PROBLEM REQUIREMENTS –
Write out every line below that includes the word "standalone".

MATERIAL SHOWN –
- - -

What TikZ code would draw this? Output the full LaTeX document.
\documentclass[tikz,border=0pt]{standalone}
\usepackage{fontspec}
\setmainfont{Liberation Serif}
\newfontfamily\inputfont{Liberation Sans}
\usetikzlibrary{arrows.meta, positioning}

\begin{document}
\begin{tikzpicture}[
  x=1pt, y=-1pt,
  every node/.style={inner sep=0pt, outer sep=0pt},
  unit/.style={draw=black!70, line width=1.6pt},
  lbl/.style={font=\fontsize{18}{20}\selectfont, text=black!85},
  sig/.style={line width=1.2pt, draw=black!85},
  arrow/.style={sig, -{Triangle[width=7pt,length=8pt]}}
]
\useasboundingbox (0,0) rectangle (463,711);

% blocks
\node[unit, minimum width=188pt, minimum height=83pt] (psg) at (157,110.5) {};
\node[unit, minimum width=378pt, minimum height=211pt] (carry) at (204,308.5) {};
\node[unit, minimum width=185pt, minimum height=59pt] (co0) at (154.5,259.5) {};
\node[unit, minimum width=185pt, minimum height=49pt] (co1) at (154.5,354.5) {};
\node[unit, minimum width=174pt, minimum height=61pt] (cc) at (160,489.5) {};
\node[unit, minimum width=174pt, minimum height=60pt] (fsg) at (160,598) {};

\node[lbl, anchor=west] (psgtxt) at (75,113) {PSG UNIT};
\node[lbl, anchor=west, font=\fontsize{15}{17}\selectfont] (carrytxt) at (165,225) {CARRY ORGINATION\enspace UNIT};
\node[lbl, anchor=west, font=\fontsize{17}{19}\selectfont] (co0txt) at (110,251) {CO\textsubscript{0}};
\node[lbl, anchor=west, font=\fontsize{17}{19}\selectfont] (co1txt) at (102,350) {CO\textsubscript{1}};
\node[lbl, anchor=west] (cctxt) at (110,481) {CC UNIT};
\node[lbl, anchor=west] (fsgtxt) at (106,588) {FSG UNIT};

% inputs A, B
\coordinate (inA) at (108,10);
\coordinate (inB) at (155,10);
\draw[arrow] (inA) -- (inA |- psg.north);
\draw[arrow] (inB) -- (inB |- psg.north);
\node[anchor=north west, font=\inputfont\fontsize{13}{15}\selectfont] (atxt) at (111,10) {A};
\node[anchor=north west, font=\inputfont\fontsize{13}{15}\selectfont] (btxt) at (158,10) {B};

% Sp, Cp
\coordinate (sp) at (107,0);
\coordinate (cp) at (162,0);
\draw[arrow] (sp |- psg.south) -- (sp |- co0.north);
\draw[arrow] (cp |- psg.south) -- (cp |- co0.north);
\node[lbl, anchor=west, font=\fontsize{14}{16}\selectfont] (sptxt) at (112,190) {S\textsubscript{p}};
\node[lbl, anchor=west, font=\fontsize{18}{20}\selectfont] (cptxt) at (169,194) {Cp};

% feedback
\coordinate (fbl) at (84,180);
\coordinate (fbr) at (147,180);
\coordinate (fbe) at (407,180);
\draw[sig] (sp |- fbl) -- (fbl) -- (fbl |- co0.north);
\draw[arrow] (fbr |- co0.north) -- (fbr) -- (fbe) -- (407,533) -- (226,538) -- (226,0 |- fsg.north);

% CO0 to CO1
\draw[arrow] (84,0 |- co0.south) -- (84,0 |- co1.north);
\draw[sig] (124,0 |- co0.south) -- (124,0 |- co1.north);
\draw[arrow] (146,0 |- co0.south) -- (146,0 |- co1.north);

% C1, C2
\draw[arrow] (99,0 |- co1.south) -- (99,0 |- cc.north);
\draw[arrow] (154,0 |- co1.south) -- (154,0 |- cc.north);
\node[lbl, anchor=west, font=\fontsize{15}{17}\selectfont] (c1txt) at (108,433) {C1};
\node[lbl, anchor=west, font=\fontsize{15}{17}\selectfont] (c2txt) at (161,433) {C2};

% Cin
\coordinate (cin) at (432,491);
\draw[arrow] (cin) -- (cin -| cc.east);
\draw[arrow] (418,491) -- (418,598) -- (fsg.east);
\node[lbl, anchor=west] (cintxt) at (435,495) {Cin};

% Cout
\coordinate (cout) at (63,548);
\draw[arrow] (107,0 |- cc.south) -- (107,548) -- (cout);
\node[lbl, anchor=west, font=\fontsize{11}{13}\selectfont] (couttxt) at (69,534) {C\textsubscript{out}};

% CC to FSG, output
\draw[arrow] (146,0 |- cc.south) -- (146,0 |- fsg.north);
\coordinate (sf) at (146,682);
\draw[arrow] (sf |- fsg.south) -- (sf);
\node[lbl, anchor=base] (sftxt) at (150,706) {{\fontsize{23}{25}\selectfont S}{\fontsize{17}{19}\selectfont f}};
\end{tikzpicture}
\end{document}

- - -

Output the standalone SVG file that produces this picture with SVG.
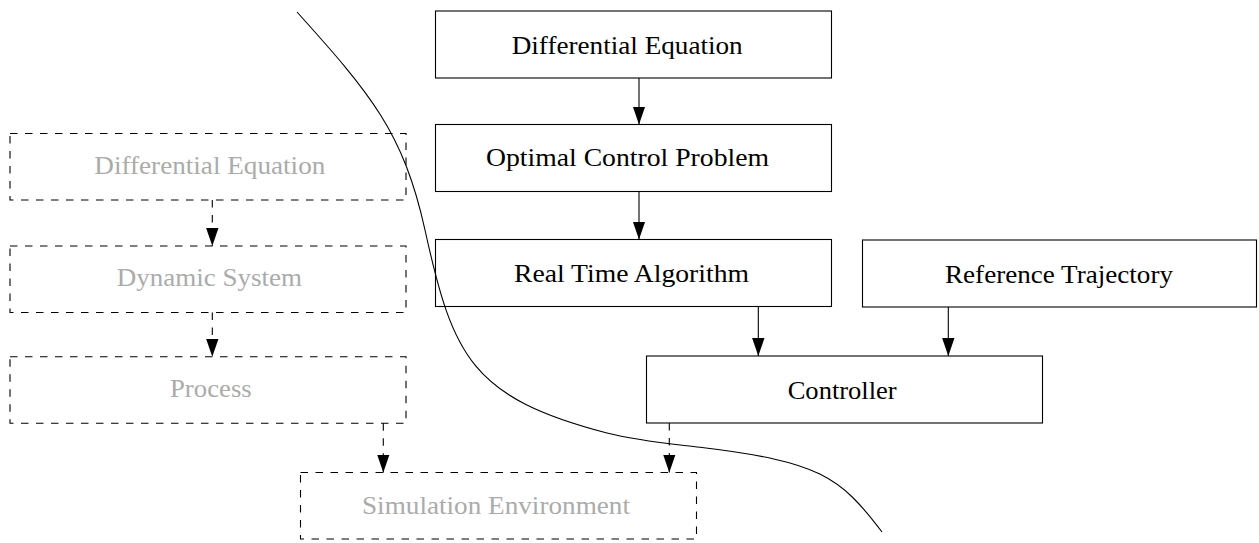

- - -

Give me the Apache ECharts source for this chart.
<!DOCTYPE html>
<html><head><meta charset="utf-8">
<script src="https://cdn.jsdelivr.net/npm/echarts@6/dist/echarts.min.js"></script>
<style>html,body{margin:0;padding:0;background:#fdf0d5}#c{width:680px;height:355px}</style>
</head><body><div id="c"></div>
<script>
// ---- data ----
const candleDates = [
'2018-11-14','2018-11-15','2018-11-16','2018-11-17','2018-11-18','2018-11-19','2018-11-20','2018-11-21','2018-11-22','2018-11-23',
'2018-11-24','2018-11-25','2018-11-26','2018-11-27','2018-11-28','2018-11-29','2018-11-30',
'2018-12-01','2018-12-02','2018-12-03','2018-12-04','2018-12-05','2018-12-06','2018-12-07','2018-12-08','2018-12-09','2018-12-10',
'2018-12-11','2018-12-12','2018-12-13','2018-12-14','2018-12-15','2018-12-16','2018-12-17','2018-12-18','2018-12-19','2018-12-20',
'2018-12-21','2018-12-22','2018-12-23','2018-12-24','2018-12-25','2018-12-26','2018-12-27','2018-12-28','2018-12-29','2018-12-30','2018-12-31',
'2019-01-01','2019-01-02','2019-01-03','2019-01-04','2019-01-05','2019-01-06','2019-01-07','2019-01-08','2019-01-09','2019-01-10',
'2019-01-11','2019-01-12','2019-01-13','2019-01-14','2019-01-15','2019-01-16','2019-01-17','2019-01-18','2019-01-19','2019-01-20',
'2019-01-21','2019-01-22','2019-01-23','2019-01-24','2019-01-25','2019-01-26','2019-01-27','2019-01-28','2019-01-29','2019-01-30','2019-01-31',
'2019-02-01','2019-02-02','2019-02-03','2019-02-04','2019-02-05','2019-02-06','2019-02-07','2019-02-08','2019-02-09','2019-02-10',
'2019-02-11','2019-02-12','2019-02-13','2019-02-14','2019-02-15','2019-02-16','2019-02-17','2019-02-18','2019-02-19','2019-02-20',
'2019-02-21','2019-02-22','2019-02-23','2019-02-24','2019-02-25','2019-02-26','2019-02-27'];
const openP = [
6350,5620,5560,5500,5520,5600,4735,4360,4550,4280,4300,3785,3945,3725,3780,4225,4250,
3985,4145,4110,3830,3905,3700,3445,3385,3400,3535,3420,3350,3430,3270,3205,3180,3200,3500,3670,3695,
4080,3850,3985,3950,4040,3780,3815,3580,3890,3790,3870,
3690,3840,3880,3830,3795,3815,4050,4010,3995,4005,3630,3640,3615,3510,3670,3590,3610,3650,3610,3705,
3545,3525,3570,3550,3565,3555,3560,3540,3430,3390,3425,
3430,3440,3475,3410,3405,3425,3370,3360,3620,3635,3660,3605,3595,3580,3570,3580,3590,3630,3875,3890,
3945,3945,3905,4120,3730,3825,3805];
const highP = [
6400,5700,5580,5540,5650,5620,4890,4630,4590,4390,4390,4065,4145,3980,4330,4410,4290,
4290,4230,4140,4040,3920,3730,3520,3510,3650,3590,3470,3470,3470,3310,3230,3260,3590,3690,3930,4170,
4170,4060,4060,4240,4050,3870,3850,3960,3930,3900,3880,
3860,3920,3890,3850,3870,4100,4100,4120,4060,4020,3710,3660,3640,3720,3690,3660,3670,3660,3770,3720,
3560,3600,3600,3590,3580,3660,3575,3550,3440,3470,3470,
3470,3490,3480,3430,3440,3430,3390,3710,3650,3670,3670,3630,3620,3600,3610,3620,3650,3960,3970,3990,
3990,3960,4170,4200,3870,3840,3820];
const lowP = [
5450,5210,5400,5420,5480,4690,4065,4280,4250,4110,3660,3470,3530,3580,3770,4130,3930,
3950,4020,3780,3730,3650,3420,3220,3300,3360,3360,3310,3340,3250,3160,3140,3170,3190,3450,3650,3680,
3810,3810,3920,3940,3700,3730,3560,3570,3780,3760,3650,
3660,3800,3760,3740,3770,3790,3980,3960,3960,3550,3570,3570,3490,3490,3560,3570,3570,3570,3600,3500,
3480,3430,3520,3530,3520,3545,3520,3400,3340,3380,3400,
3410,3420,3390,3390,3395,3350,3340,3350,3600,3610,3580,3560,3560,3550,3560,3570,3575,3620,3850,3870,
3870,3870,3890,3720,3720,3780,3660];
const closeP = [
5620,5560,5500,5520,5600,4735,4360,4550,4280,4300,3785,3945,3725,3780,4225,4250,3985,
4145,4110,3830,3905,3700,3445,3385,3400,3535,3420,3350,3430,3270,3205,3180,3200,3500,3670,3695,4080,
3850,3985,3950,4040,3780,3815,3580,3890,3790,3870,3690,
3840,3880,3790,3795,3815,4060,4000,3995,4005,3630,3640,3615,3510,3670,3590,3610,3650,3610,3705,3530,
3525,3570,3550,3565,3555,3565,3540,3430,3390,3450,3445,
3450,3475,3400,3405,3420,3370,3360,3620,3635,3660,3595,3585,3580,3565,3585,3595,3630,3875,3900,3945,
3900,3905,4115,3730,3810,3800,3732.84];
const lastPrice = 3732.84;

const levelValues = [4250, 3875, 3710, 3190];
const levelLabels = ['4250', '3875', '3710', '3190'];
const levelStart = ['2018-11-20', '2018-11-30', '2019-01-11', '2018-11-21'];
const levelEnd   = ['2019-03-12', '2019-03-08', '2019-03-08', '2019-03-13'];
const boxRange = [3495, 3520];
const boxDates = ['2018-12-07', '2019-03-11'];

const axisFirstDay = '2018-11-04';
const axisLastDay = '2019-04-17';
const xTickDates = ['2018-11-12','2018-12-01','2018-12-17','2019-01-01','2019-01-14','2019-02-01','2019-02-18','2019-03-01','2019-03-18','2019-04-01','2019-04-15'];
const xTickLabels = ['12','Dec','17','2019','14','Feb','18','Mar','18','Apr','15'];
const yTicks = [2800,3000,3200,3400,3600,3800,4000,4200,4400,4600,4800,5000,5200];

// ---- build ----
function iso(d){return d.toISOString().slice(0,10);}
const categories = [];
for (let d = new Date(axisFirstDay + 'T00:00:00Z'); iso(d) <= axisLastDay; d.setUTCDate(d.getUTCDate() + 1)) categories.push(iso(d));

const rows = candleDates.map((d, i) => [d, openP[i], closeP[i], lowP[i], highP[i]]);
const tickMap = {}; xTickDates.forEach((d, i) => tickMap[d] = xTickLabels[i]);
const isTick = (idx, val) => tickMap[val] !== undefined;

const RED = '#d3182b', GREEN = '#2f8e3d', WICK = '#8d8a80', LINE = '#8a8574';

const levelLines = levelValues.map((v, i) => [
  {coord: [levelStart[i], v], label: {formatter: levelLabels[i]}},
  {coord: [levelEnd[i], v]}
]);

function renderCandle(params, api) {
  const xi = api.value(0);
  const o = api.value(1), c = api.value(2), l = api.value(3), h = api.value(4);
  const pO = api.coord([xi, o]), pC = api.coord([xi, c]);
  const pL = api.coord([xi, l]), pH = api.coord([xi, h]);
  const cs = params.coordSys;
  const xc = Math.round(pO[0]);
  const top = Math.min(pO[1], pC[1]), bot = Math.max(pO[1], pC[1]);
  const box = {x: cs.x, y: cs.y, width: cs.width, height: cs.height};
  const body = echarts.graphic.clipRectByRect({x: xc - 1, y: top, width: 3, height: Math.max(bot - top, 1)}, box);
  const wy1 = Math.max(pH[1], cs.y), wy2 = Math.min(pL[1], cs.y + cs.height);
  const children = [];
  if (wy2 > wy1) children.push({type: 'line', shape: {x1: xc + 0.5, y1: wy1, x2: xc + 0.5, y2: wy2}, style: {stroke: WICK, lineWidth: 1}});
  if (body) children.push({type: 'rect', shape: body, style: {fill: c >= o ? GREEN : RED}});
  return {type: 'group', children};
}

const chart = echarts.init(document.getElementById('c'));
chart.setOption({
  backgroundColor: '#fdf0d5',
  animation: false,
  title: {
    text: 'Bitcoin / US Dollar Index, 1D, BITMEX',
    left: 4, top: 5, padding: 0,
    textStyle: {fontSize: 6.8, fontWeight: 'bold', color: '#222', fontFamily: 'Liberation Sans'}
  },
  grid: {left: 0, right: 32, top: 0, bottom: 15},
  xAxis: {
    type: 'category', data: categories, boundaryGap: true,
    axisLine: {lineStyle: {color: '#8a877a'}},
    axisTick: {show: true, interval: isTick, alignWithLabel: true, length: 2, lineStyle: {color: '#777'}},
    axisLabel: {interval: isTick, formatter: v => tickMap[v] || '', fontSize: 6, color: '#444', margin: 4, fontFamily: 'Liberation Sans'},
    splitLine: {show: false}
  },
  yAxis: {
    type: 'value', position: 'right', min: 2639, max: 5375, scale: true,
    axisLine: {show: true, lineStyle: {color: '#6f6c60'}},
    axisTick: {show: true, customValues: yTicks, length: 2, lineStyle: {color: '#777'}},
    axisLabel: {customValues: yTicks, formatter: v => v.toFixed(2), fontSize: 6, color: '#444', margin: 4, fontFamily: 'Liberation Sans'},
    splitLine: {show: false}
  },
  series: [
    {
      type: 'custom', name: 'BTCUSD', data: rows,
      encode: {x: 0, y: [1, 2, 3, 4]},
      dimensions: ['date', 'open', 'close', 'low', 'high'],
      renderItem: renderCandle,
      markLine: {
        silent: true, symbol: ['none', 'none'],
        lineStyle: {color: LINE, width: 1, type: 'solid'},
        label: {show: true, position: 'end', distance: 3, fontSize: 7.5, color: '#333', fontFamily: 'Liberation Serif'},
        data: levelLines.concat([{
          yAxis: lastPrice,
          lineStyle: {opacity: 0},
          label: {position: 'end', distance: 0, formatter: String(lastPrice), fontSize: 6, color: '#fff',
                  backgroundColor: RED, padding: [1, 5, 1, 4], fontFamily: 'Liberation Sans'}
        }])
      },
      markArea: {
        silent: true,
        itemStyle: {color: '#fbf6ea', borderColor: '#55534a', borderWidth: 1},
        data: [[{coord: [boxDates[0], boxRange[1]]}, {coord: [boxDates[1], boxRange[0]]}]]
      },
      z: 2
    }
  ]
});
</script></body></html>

- - -

OUTPUT –
\documentclass[tikz,border=0pt]{standalone}
Output the standalone SVG file that produces this picture with SVG.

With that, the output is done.